• THE EXERCISE
What follows is a listing; give it again exactly, in its entirety.

--- begin DATA LINES ---

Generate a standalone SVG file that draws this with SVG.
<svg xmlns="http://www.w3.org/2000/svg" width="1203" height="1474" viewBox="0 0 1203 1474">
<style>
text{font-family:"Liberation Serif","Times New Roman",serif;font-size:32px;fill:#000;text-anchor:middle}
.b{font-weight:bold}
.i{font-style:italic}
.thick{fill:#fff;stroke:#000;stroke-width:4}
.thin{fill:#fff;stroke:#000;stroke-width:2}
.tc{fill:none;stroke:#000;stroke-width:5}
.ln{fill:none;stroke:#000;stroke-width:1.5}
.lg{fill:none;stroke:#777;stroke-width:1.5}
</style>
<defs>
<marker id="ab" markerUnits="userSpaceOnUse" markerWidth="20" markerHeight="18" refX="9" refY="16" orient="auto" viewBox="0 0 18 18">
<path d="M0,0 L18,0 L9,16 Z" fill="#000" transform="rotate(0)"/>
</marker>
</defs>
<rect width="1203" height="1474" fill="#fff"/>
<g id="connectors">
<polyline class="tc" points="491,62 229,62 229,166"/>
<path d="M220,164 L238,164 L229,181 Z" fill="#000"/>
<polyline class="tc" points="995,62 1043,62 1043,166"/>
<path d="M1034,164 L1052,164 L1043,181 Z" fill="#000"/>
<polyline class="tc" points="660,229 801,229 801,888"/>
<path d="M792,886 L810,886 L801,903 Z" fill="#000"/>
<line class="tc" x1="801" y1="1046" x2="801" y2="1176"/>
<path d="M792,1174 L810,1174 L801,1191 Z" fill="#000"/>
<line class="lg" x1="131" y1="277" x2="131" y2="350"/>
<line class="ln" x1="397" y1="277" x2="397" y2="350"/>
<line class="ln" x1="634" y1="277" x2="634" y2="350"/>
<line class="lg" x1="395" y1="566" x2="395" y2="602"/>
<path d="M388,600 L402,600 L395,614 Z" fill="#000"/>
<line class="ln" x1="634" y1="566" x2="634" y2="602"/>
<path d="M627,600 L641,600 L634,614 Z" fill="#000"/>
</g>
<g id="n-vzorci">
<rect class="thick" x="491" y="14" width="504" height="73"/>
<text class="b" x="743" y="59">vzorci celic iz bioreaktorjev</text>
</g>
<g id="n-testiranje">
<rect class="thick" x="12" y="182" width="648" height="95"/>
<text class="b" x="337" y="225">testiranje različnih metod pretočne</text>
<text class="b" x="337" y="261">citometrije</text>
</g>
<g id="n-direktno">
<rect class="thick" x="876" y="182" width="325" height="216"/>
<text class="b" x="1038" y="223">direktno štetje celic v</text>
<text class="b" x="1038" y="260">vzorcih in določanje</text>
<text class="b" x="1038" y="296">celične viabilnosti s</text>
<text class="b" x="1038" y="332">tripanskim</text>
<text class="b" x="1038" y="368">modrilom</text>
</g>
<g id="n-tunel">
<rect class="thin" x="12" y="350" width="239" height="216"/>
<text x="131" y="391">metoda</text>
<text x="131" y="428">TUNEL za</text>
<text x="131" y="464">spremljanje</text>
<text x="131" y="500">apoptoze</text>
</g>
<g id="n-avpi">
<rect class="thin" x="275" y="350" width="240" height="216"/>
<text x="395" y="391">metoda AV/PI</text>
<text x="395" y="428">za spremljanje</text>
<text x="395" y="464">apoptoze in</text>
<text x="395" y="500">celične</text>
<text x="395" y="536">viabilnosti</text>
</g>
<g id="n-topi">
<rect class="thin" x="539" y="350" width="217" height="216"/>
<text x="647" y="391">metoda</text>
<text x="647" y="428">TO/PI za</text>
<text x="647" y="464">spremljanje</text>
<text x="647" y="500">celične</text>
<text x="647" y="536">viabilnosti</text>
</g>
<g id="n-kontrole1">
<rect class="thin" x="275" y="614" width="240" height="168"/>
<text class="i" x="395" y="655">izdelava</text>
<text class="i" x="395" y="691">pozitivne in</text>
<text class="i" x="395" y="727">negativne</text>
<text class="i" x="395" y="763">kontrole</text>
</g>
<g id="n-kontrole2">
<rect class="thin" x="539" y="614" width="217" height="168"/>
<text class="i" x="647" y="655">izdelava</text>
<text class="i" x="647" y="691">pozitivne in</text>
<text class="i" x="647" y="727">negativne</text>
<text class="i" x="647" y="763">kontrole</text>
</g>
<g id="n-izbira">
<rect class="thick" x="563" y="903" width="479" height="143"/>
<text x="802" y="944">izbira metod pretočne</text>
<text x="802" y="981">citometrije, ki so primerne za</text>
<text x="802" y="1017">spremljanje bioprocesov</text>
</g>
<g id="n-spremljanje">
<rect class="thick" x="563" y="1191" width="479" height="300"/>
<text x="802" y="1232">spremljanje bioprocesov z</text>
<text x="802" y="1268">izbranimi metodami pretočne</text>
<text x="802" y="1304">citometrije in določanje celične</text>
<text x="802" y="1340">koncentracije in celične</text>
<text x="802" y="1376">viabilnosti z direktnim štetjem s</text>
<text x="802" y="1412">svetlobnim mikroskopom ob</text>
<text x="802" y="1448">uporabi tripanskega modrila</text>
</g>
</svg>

--- end DATA LINES ---

• TASK ANSWER
Generate a standalone SVG file that draws this with SVG.
<svg xmlns="http://www.w3.org/2000/svg" width="1203" height="1474" viewBox="0 0 1203 1474">
<style>
text{font-family:"Liberation Serif","Times New Roman",serif;font-size:32px;fill:#000;text-anchor:middle}
.b{font-weight:bold}
.i{font-style:italic}
.thick{fill:#fff;stroke:#000;stroke-width:4}
.thin{fill:#fff;stroke:#000;stroke-width:2}
.tc{fill:none;stroke:#000;stroke-width:5}
.ln{fill:none;stroke:#000;stroke-width:1.5}
.lg{fill:none;stroke:#777;stroke-width:1.5}
</style>
<defs>
<marker id="ab" markerUnits="userSpaceOnUse" markerWidth="20" markerHeight="18" refX="9" refY="16" orient="auto" viewBox="0 0 18 18">
<path d="M0,0 L18,0 L9,16 Z" fill="#000" transform="rotate(0)"/>
</marker>
</defs>
<rect width="1203" height="1474" fill="#fff"/>
<g id="connectors">
<polyline class="tc" points="491,62 229,62 229,166"/>
<path d="M220,164 L238,164 L229,181 Z" fill="#000"/>
<polyline class="tc" points="995,62 1043,62 1043,166"/>
<path d="M1034,164 L1052,164 L1043,181 Z" fill="#000"/>
<polyline class="tc" points="660,229 801,229 801,888"/>
<path d="M792,886 L810,886 L801,903 Z" fill="#000"/>
<line class="tc" x1="801" y1="1046" x2="801" y2="1176"/>
<path d="M792,1174 L810,1174 L801,1191 Z" fill="#000"/>
<line class="lg" x1="131" y1="277" x2="131" y2="350"/>
<line class="ln" x1="397" y1="277" x2="397" y2="350"/>
<line class="ln" x1="634" y1="277" x2="634" y2="350"/>
<line class="lg" x1="395" y1="566" x2="395" y2="602"/>
<path d="M388,600 L402,600 L395,614 Z" fill="#000"/>
<line class="ln" x1="634" y1="566" x2="634" y2="602"/>
<path d="M627,600 L641,600 L634,614 Z" fill="#000"/>
</g>
<g id="n-vzorci">
<rect class="thick" x="491" y="14" width="504" height="73"/>
<text class="b" x="743" y="59">vzorci celic iz bioreaktorjev</text>
</g>
<g id="n-testiranje">
<rect class="thick" x="12" y="182" width="648" height="95"/>
<text class="b" x="337" y="225">testiranje različnih metod pretočne</text>
<text class="b" x="337" y="261">citometrije</text>
</g>
<g id="n-direktno">
<rect class="thick" x="876" y="182" width="325" height="216"/>
<text class="b" x="1038" y="223">direktno štetje celic v</text>
<text class="b" x="1038" y="260">vzorcih in določanje</text>
<text class="b" x="1038" y="296">celične viabilnosti s</text>
<text class="b" x="1038" y="332">tripanskim</text>
<text class="b" x="1038" y="368">modrilom</text>
</g>
<g id="n-tunel">
<rect class="thin" x="12" y="350" width="239" height="216"/>
<text x="131" y="391">metoda</text>
<text x="131" y="428">TUNEL za</text>
<text x="131" y="464">spremljanje</text>
<text x="131" y="500">apoptoze</text>
</g>
<g id="n-avpi">
<rect class="thin" x="275" y="350" width="240" height="216"/>
<text x="395" y="391">metoda AV/PI</text>
<text x="395" y="428">za spremljanje</text>
<text x="395" y="464">apoptoze in</text>
<text x="395" y="500">celične</text>
<text x="395" y="536">viabilnosti</text>
</g>
<g id="n-topi">
<rect class="thin" x="539" y="350" width="217" height="216"/>
<text x="647" y="391">metoda</text>
<text x="647" y="428">TO/PI za</text>
<text x="647" y="464">spremljanje</text>
<text x="647" y="500">celične</text>
<text x="647" y="536">viabilnosti</text>
</g>
<g id="n-kontrole1">
<rect class="thin" x="275" y="614" width="240" height="168"/>
<text class="i" x="395" y="655">izdelava</text>
<text class="i" x="395" y="691">pozitivne in</text>
<text class="i" x="395" y="727">negativne</text>
<text class="i" x="395" y="763">kontrole</text>
</g>
<g id="n-kontrole2">
<rect class="thin" x="539" y="614" width="217" height="168"/>
<text class="i" x="647" y="655">izdelava</text>
<text class="i" x="647" y="691">pozitivne in</text>
<text class="i" x="647" y="727">negativne</text>
<text class="i" x="647" y="763">kontrole</text>
</g>
<g id="n-izbira">
<rect class="thick" x="563" y="903" width="479" height="143"/>
<text x="802" y="944">izbira metod pretočne</text>
<text x="802" y="981">citometrije, ki so primerne za</text>
<text x="802" y="1017">spremljanje bioprocesov</text>
</g>
<g id="n-spremljanje">
<rect class="thick" x="563" y="1191" width="479" height="300"/>
<text x="802" y="1232">spremljanje bioprocesov z</text>
<text x="802" y="1268">izbranimi metodami pretočne</text>
<text x="802" y="1304">citometrije in določanje celične</text>
<text x="802" y="1340">koncentracije in celične</text>
<text x="802" y="1376">viabilnosti z direktnim štetjem s</text>
<text x="802" y="1412">svetlobnim mikroskopom ob</text>
<text x="802" y="1448">uporabi tripanskega modrila</text>
</g>
</svg>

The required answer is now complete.